When I gave that first talk, in September of 2000, I was a young assistant professor at Caltech who had embarked on what I think it is fair to say was an audacious project: I was going to go find the 10th planet. I had spent the previous two years systematically scanning a wide swath of sky using the seemingly ancient technology of manually slapping giant glass photographic plates to the back of a wide-field telescope, exposing the photographic plates to the sky for half an hour at a time, developing the photographic plates in the darkroom downstairs, and then looking at repeat exposures of the same patch of the sky to see if – perhaps! – I could find something that had moved. It was exactly what Clyde Tombaugh had done 70 years earlier that had led to the discovery of Pluto, but, no, I had the advantage of a much larger telescope and the use of computers to help analyze the final photographic plates.

At the time of the talk 8 ½ years ago I was in the third year of the project, where I was going back with a larger telescope to try to confirm anything that I thought I had detected during the first two years with the photographic survey. I told my audience sitting under the 200-inch telescope about what I was doing and about what I hoped to find. I told them about photographic technology versus the new digital cameras now widely in use. I told them about why I thought that after this third year I was going to have made that discovery I was hoping for and the 10th planet would be in our grasp. It was, I daresay, a talk full of exciting promise.

It’s a good thing I wasn’t asked to give a follow up talk right away.

By the following year it was clear that my three year survey had found a grand total of absolutely nothing.

I told that story last night at the 200-inch telescope and everyone chuckled. They chuckled, of course, only because they knew what came in the years that followed. What came next? We scraped the photographic plates, installed experimental digital cameras, roboticized the telescope, and kept scanning and scanning and scanning. With the benefit of the faster and more sensitive digital cameras we slowly surveyed the whole northern sky and blew the outer solar system open.
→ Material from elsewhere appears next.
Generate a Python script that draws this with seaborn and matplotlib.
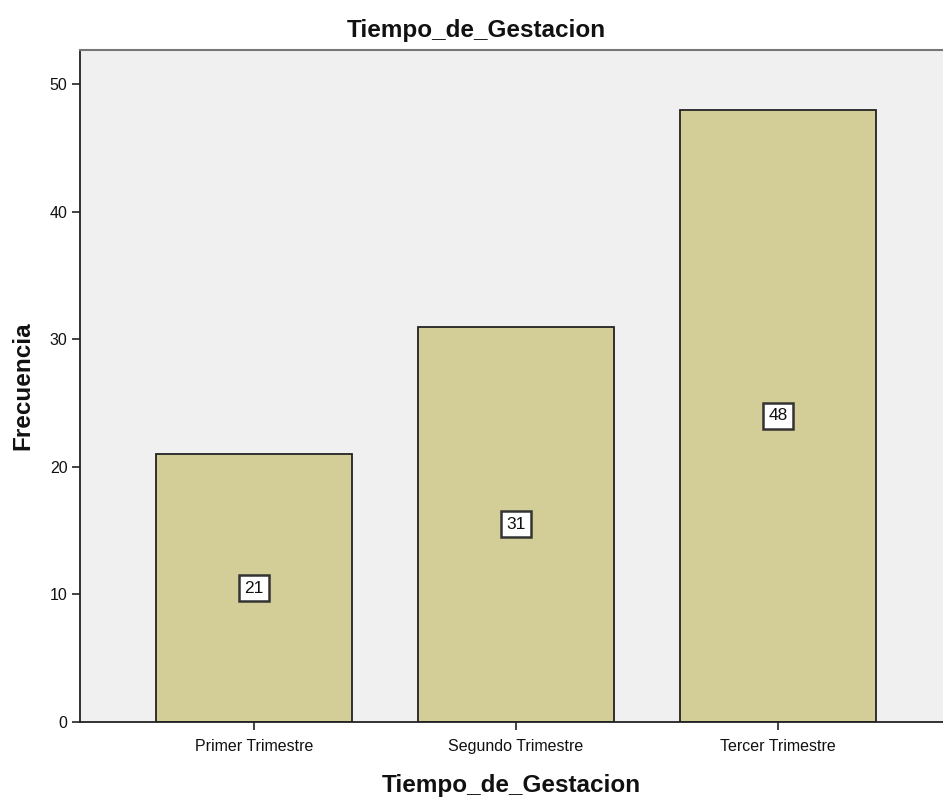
import matplotlib
matplotlib.use("Agg")
import matplotlib.pyplot as plt
import seaborn as sns

# ——— Data ———
categories = ["Primer Trimestre", "Segundo Trimestre", "Tercer Trimestre"]
frecuencias = [21, 31, 48]
y_ticks = [0, 10, 20, 30, 40, 50]

# ——— Style ———
bar_color = "#D3CE97"
bg_color = "#F0F0F0"

sns.set_style("white")
plt.rcParams["font.family"] = ["Liberation Sans", "DejaVu Sans"]

fig = plt.figure(figsize=(9.43, 7.99), dpi=100)
ax = fig.add_axes([0.0848, 0.0964, 0.9152, 0.841])
ax.set_facecolor(bg_color)

sns.barplot(x=categories, y=frecuencias, color=bar_color,
            width=0.745, edgecolor="#222222", linewidth=1.3,
            saturation=1, ax=ax)

# value labels in white boxes at mid-height
for i, v in enumerate(frecuencias):
    ax.text(i, v / 2, str(v), ha="center", va="center", fontsize=12.5,
            color="#111111",
            bbox=dict(boxstyle="square,pad=0.32", facecolor="white",
                      edgecolor="#333333", linewidth=1.8))

ax.set_xlim(-0.664, 2.63)
ax.set_ylim(0, 52.7)
ax.set_yticks(y_ticks)

for side in ["left", "bottom"]:
    ax.spines[side].set_color("#222222")
    ax.spines[side].set_linewidth(1.3)
ax.spines["top"].set_color("#777777")
ax.spines["top"].set_linewidth(1.5)
ax.spines["right"].set_visible(False)

ax.tick_params(axis="both", direction="out", length=6, width=1.2,
               color="#222222", labelsize=11.5, labelcolor="#111111",
               bottom=True, left=True)
ax.tick_params(axis="x", pad=6)
ax.tick_params(axis="y", pad=3)

fig.text(476 / 943, 1 - 31 / 799, "Tiempo_de_Gestacion", fontsize=17.5,
         fontweight="bold", ha="center", va="center", color="#111111")
ax.set_xlabel("Tiempo_de_Gestacion", fontsize=17.5, fontweight="bold",
              labelpad=15, color="#111111")
ax.set_ylabel("Frecuencia", fontsize=17.5, fontweight="bold",
              labelpad=11, color="#111111")

fig.savefig("out.png", dpi=100)
plt.close(fig)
Last night I showed my baby pictures from the past decade. I showed Quaoar, the first large Kuiper belt object that we found, the one named for the creation force of the local Tongva Native American tribe, the harbinger of larger objects to come. I showed Orcus with its newly named moon Vanth, and talked about its odd mirror-image orbit to Pluto. I showed Sedna, far beyond the Kuiper belt, in an orbit that takes 12,000 years to go around the sun, named for the frigid Inuit goddess of the sea, a beacon pulling us even further in the distant solar system. I showed Haumea, with her two moons Hi’iiaka and Namaka, spinning her was across the sky, I showed lonely Makemake, bird god of the Rapa Nui, the runt of the litter that produced the Big Three of Makemake, Pluto, and Eris. And then, of course, I showed Eris her, in all of her discord and strife, with her tiny moon Dysnomia circling her.

I really do feel like each one of these is like a child to me. And, like children, whenever the rest of them are not in the room, I will secretly tell you that this one is my favorite. They’re all my favorites. I can tell you stories about their little quirks, their odd habits, and a funny thing that this one did the other day when it thought no one was watching (did you know that the night before Namaka went right behind Haumea playing a little hide-and-seek with us? Silly little moon.).
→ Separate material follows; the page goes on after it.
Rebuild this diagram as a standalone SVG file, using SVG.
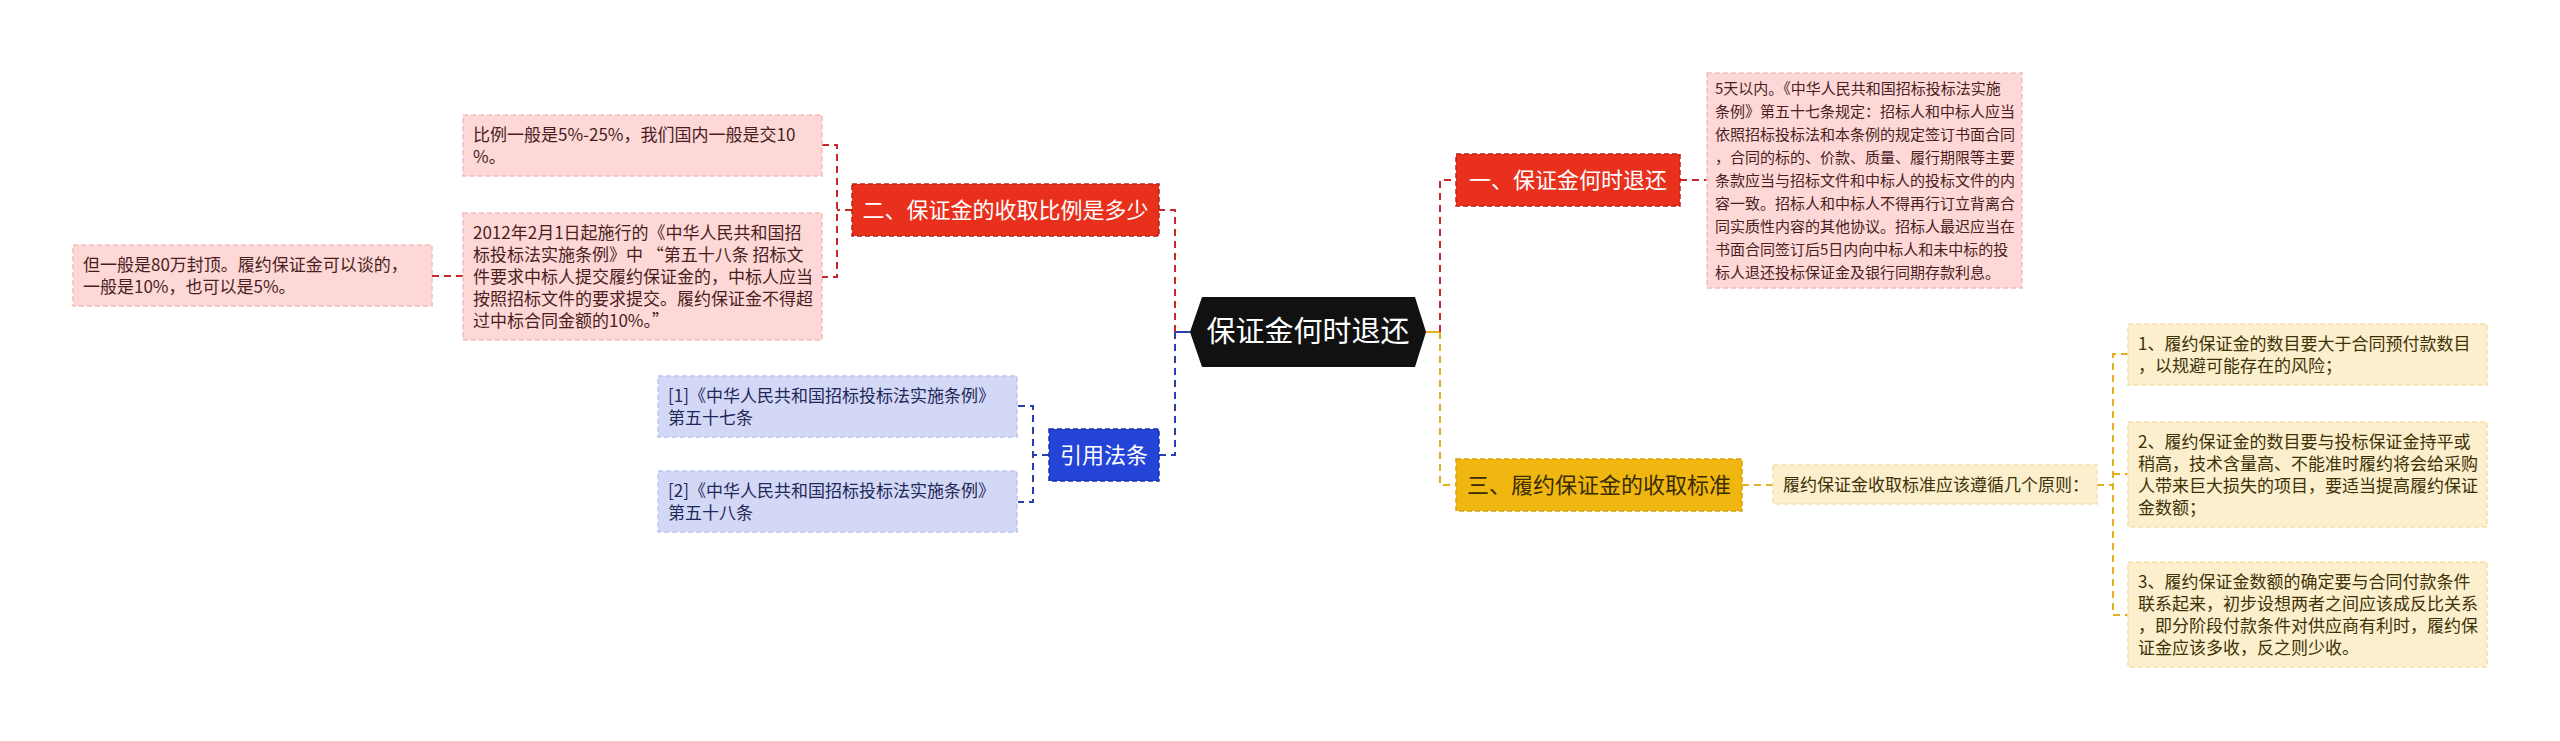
<svg xmlns="http://www.w3.org/2000/svg" width="2560" height="741" viewBox="0 0 2560 741">
<style>
text{font-family:"Noto Sans CJK SC","Noto Sans",sans-serif;}
.t{font-size:17px;}
.t15{font-size:15px;}
.pinkbox{fill:#FDD8D7;stroke:#F4BDBC;stroke-width:1.5;stroke-dasharray:5 3;}
.pinkt{fill:#4A1E1E;}
.bluebox{fill:#D3D8F6;stroke:#BDC5EE;stroke-width:1.5;stroke-dasharray:5 3;}
.bluet{fill:#1F2858;}
.ylbox{fill:#FCEFCE;stroke:#F3DFA8;stroke-width:1.5;stroke-dasharray:5 3;}
.ylt{fill:#3D3206;}
.node{stroke-width:1.5;stroke-dasharray:5 3;}
.nt{font-size:22px;text-anchor:middle;}
.cr{fill:none;stroke:#C8282A;stroke-width:2;stroke-dasharray:7 5;}
.cb{fill:none;stroke:#2A3FB0;stroke-width:2;stroke-dasharray:7 5;}
.cy{fill:none;stroke:#E2AE22;stroke-width:2;stroke-dasharray:7 5;}
</style>
<rect width="2560" height="741" fill="#FFFFFF"/>
<g id="connectors">
<path d="M1190,332 H1175" fill="none" stroke="#2A3FB0" stroke-width="2"/>
<path class="cr" d="M1175,332 V210 H1159"/>
<path class="cb" d="M1175,332 V455 H1159"/>
<path d="M1426,332 H1440" fill="none" stroke="#E2AE22" stroke-width="2"/>
<path class="cr" d="M1440,332 V180 H1456"/>
<path class="cy" d="M1440,332 V485 H1456"/>
<path class="cr" d="M1680,180 H1707"/>
<path class="cr" d="M852,210 H837"/>
<path class="cr" d="M822,145 H837 V277 H822"/>
<path class="cr" d="M463,276 H432"/>
<path class="cb" d="M1049,455 H1033"/>
<path class="cb" d="M1018,406 H1033 V502 H1018"/>
<path class="cy" d="M1742,485 H1773"/>
<path class="cy" d="M2097,485 H2113"/>
<path class="cy" d="M2128,354 H2113 V615 H2128"/>
<path class="cy" d="M2113,474 H2128"/>
</g>
<g id="root">
<polygon points="1190,332 1202,297 1415,297 1426,332 1415,367 1202,367" fill="#111111"/>
<text x="1308" y="342" font-size="29" fill="#FFFFFF" text-anchor="middle">保证金何时退还</text>
</g>
<g id="n1">
<rect class="node" x="1456" y="154" width="224" height="52" fill="#E8301D" stroke="#B8201A"/>
<text class="nt" x="1568" y="188" fill="#FFFFFF">一、保证金何时退还</text>
</g>
<g id="n1a">
<rect class="pinkbox" x="1707" y="73" width="315" height="215"/>
<text class="t15 pinkt" x="1715" y="94">
<tspan x="1715">5天以内。《中华人民共和国招标投标法实施</tspan>
<tspan x="1715" dy="23">条例》第五十七条规定：招标人和中标人应当</tspan>
<tspan x="1715" dy="23">依照招标投标法和本条例的规定签订书面合同</tspan>
<tspan x="1715" dy="23">，合同的标的、价款、质量、履行期限等主要</tspan>
<tspan x="1715" dy="23">条款应当与招标文件和中标人的投标文件的内</tspan>
<tspan x="1715" dy="23">容一致。招标人和中标人不得再行订立背离合</tspan>
<tspan x="1715" dy="23">同实质性内容的其他协议。招标人最迟应当在</tspan>
<tspan x="1715" dy="23">书面合同签订后5日内向中标人和未中标的投</tspan>
<tspan x="1715" dy="23">标人退还投标保证金及银行同期存款利息。</tspan>
</text>
</g>
<g id="n2">
<rect class="node" x="852" y="184" width="307" height="52" fill="#E8301D" stroke="#B8201A"/>
<text class="nt" x="1005.5" y="218" fill="#FFFFFF">二、保证金的收取比例是多少</text>
</g>
<g id="n2a">
<rect class="pinkbox" x="463" y="115" width="359" height="61"/>
<text class="t pinkt" x="473" y="140.5">
<tspan x="473">比例一般是5%-25%，我们国内一般是交10</tspan>
<tspan x="473" dy="22">%。</tspan>
</text>
</g>
<g id="n2b">
<rect class="pinkbox" x="463" y="213" width="359" height="127"/>
<text class="t pinkt" x="473" y="238.5">
<tspan x="473">2012年2月1日起施行的《中华人民共和国招</tspan>
<tspan x="473" dy="22">标投标法实施条例》中 “第五十八条 招标文</tspan>
<tspan x="473" dy="22">件要求中标人提交履约保证金的，中标人应当</tspan>
<tspan x="473" dy="22">按照招标文件的要求提交。履约保证金不得超</tspan>
<tspan x="473" dy="22">过中标合同金额的10%。”</tspan>
</text>
</g>
<g id="n2b1">
<rect class="pinkbox" x="73" y="245" width="359" height="61"/>
<text class="t pinkt" x="83" y="270.5">
<tspan x="83">但一般是80万封顶。履约保证金可以谈的，</tspan>
<tspan x="83" dy="22">一般是10%，也可以是5%。</tspan>
</text>
</g>
<g id="n4">
<rect class="node" x="1049" y="429" width="110" height="52" fill="#2444D8" stroke="#1A30A8"/>
<text class="nt" x="1104" y="463" fill="#FFFFFF">引用法条</text>
</g>
<g id="n4a">
<rect class="bluebox" x="658" y="376" width="359" height="61"/>
<text class="t bluet" x="668" y="401.5">
<tspan x="668">[1]《中华人民共和国招标投标法实施条例》</tspan>
<tspan x="668" dy="22">第五十七条</tspan>
</text>
</g>
<g id="n4b">
<rect class="bluebox" x="658" y="471" width="359" height="61"/>
<text class="t bluet" x="668" y="496.5">
<tspan x="668">[2]《中华人民共和国招标投标法实施条例》</tspan>
<tspan x="668" dy="22">第五十八条</tspan>
</text>
</g>
<g id="n3">
<rect class="node" x="1456" y="459" width="286" height="52" fill="#F0B710" stroke="#D9A20A"/>
<text class="nt" x="1599" y="493" fill="#3A2C04">三、履约保证金的收取标准</text>
</g>
<g id="n3a">
<rect class="ylbox" x="1773" y="465" width="324" height="39"/>
<text class="t ylt" x="1783" y="490.5">履约保证金收取标准应该遵循几个原则：</text>
</g>
<g id="n3a1">
<rect class="ylbox" x="2128" y="324" width="359" height="61"/>
<text class="t ylt" x="2138" y="349.5">
<tspan x="2138">1、履约保证金的数目要大于合同预付款数目</tspan>
<tspan x="2138" dy="22">，以规避可能存在的风险；</tspan>
</text>
</g>
<g id="n3a2">
<rect class="ylbox" x="2128" y="422" width="359" height="105"/>
<text class="t ylt" x="2138" y="447.5">
<tspan x="2138">2、履约保证金的数目要与投标保证金持平或</tspan>
<tspan x="2138" dy="22">稍高，技术含量高、不能准时履约将会给采购</tspan>
<tspan x="2138" dy="22">人带来巨大损失的项目，要适当提高履约保证</tspan>
<tspan x="2138" dy="22">金数额；</tspan>
</text>
</g>
<g id="n3a3">
<rect class="ylbox" x="2128" y="562" width="359" height="105"/>
<text class="t ylt" x="2138" y="587.5">
<tspan x="2138">3、履约保证金数额的确定要与合同付款条件</tspan>
<tspan x="2138" dy="22">联系起来，初步设想两者之间应该成反比关系</tspan>
<tspan x="2138" dy="22">，即分阶段付款条件对供应商有利时，履约保</tspan>
<tspan x="2138" dy="22">证金应该多收，反之则少收。</tspan>
</text>
</g>
</svg>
Something else was particularly interesting to me about my talk 8 ½ years ago at Palomar. Something happened that day that I am certain I will never forget. I was inside the telescope waiting for the group of Caltech supporters to arrive, and finally hearing the knock on the outside door, I opened the door, and, as my eyes adjusted to the blinding outside light, I was greeted by the director of the group of Caltech supporters. She had worked on the Caltech campus for years, but somehow our paths had never crossed. I had certainly never seen her before. How do I know for sure -- you might ask. Trust me -- is my answer. I would have remembered. She walked in the door, and I fumbled my words introducing myself. Her name was Diane Binney.

Diane Binney doesn’t work at Caltech anymore, but she came on the trip to Palomar last night anyway. It was her first time back to the mountain since that time 8 ½ years ago when I gave a talk up there. She came to see old friends and revisit old places. And, since she hadn’t seen many of the people in a long time, she brought baby pictures of her own. She has a 3 ½ year old daughter named Lilah. Lilah has Diane’s last name as a middle name, but she gets the last name from her father. Me. Lilah Binney Brown.